Attacks Overview

This page provides a theoretical overview of the adversarial attack methods implemented in the mlff_attack package.

FGSM

The Fast Gradient Sign Method (FGSM) attack was first implemeted by Goodfellow et al. in the 2014 paper Explaining and Harnessing Adversarial Examples.

The update rule for FGSM is

\[x^* = x + \epsilon \cdot sign(\nabla_x \mathcal{L}(x))\]

where \(x\) are the original atomic positions, \(\epsilon\) is the perturbation magnitude, \(\nabla_x \mathcal{L}(x)\) is the gradient of the loss function with respect to the atomic positions, and \(x^*\) are the perturbed atomic positions after the attack.

I-FGSM

Iterative-FGSM, also known as BIM or “Basic Iterative Method”, repeatedly updates the atomic positions using FGSM over several time steps.

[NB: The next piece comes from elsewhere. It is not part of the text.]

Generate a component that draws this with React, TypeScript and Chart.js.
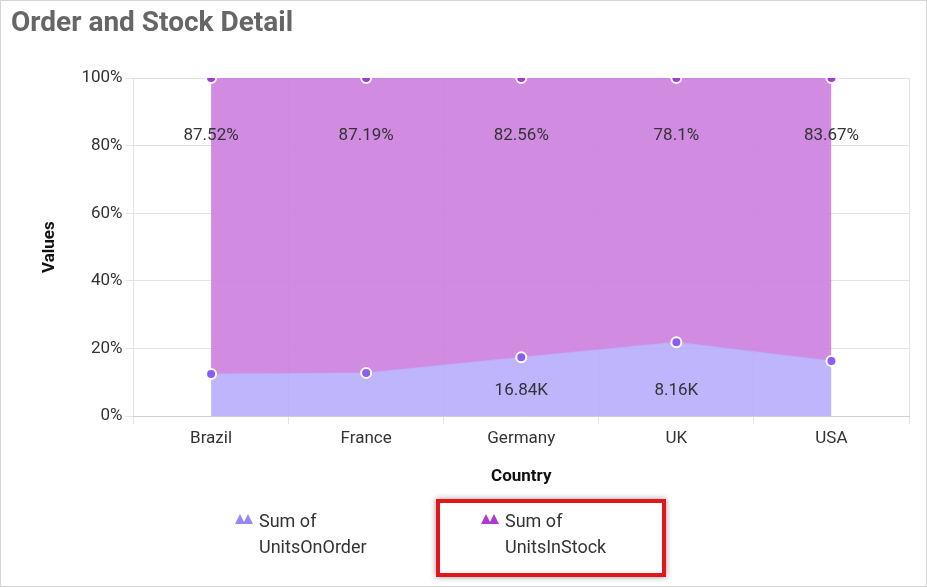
import { useEffect, useRef } from 'react';
import { Chart, registerables } from 'chart.js';

Chart.register(...registerables);

const countries = ['Brazil', 'France', 'Germany', 'UK', 'USA'];
const onOrderPct = [12.48, 12.81, 17.44, 21.9, 16.33];
const inStockPct = [87.52, 87.19, 82.56, 78.1, 83.67];
const inStockLabels = ['87.52%', '87.19%', '82.56%', '78.1%', '83.67%'];
const onOrderLabels = ['', '', '16.84K', '8.16K', ''];

const labelPlugin = {
  id: 'areaLabels',
  afterDatasetsDraw(chart: Chart) {
    const { ctx, scales } = chart;
    const x = scales.x;
    const y = scales.y;
    ctx.save();
    ctx.font = '17px Roboto';
    ctx.fillStyle = '#333';
    ctx.textAlign = 'center';
    ctx.textBaseline = 'middle';
    countries.forEach((_, i) => {
      const px = x.getPixelForValue(i);
      ctx.fillText(inStockLabels[i], px, y.getPixelForValue(83));
      if (onOrderLabels[i]) ctx.fillText(onOrderLabels[i], px, y.getPixelForValue(7.5));
    });
    ctx.restore();
  },
};

function Tri({ color }: { color: string }) {
  return (
    <svg width="20" height="12" style={{ marginRight: 4, marginTop: 4 }}>
      <polygon points="0,12 5,2 10,12" fill={color} />
      <polygon points="8,12 13,2 18,12" fill={color} />
    </svg>
  );
}

export default function App() {
  const canvasRef = useRef<HTMLCanvasElement | null>(null);

  useEffect(() => {
    const canvas = canvasRef.current;
    if (!canvas) return;
    const chart = new Chart(canvas, {
      type: 'line',
      data: {
        labels: countries,
        datasets: [
          {
            label: 'Sum of UnitsOnOrder',
            data: onOrderPct,
            fill: 'origin',
            backgroundColor: 'rgba(180,168,252,0.85)',
            borderColor: 'rgba(180,168,252,0.9)',
            borderWidth: 1,
            pointRadius: 5,
            pointBackgroundColor: '#8b5cf6',
            pointBorderColor: '#fff',
            pointBorderWidth: 2,
            tension: 0,
          },
          {
            label: 'Sum of UnitsInStock',
            data: inStockPct,
            fill: '-1',
            backgroundColor: 'rgba(204,128,222,0.9)',
            borderColor: 'rgba(204,128,222,0.9)',
            borderWidth: 1,
            pointRadius: 5,
            pointBackgroundColor: '#a43ad6',
            pointBorderColor: '#fff',
            pointBorderWidth: 2,
            tension: 0,
          },
        ],
      },
      options: {
        animation: false,
        responsive: false,
        maintainAspectRatio: false,
        layout: { padding: { left: 35, right: 17, top: 77, bottom: 95 } },
        plugins: { legend: { display: false }, tooltip: { enabled: false } },
        scales: {
          x: {
            offset: true,
            grid: { color: '#e3e3e3', offset: true, tickLength: 8 },
            border: { color: '#d0d0d0' },
            ticks: { color: '#333', font: { family: 'Roboto', size: 17 }, padding: 4 },
            title: { display: true, text: 'Country', color: '#111', font: { family: 'Roboto', size: 17, weight: 'bold' }, padding: { top: 14 } },
          },
          y: {
            stacked: true,
            min: 0,
            max: 100,
            grid: { color: '#e3e3e3', tickLength: 8 },
            border: { display: false },
            ticks: { stepSize: 20, color: '#333', font: { family: 'Roboto', size: 17 }, callback: (v) => `${v}%` },
            title: { display: true, text: 'Values', color: '#111', font: { family: 'Roboto', size: 17, weight: 'bold' }, padding: { bottom: 18 } },
          },
        },
      },
      plugins: [labelPlugin],
    });
    return () => chart.destroy();
  }, []);

  return (
    <div style={{ position: 'absolute', left: 0, top: 0, width: 925, height: 585, border: '1px solid #d4d4d4', background: '#fff', fontFamily: 'Roboto' }}>
      <canvas ref={canvasRef} width={925} height={585} style={{ position: 'absolute', left: 0, top: 0 }} />
      <div style={{ position: 'absolute', left: 10, top: 4, fontSize: 28, fontWeight: 'bold', color: '#666' }}>Order and Stock Detail</div>
      <div style={{ position: 'absolute', left: 234, top: 507, display: 'flex', fontSize: 18, color: '#333', lineHeight: '26px' }}>
        <Tri color="#9b86f5" />
        <div>Sum of<br />UnitsOnOrder</div>
      </div>
      <div style={{ position: 'absolute', left: 435, top: 498, width: 222, height: 70, border: '4px solid #e4151b', boxShadow: '0 0 6px rgba(0,0,0,0.4)' }} />
      <div style={{ position: 'absolute', left: 480, top: 507, display: 'flex', fontSize: 18, color: '#333', lineHeight: '26px' }}>
        <Tri color="#b03ad0" />
        <div>Sum of<br />UnitsInStock</div>
      </div>
    </div>
  );
}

\[x^{(t+1)} = Clip_{x, \epsilon} \{ x^{(t)} + \alpha \cdot sign(\nabla_x \mathcal{L}(x^{(t)})) \}\]

where \(x^{(t)}\) are the atomic positions at iteration \(t\), \(\alpha\) is the step size for each iteration, and \(Clip_{x, \epsilon}\) ensures that the perturbations remain within the specified \(\epsilon\)-ball around the original positions.

If the clip option is set to False, the clipping step is omitted, allowing the perturbations to exceed the \(\epsilon\) limit.

This method was introduced in 2016 by Kurakin et al. in Adversarial Examples in the Physical World.

PGD

PGD begins by randomly initializing the perturbation. It then applies the following update rule, similar to FGSM and I-FGSM

\[x^{(t+1)} = \Pi_{x, \epsilon} \{ x^{(t)} + \alpha \cdot sign(\nabla_x \mathcal{L}(x^{(t)})) \}\]

where \(\Pi_{x, \epsilon}\) is the projection operator that ensures the perturbed positions remain within the \(\epsilon\)-ball around the original positions.

PGD outperforms FGSM and I-FGSM because the random start helps to escape local minima, making it a stronger adversarial attack.

This method was proposed by Madry et al. in Towards Deep Learning Models Resistant to Adversarial Attacks.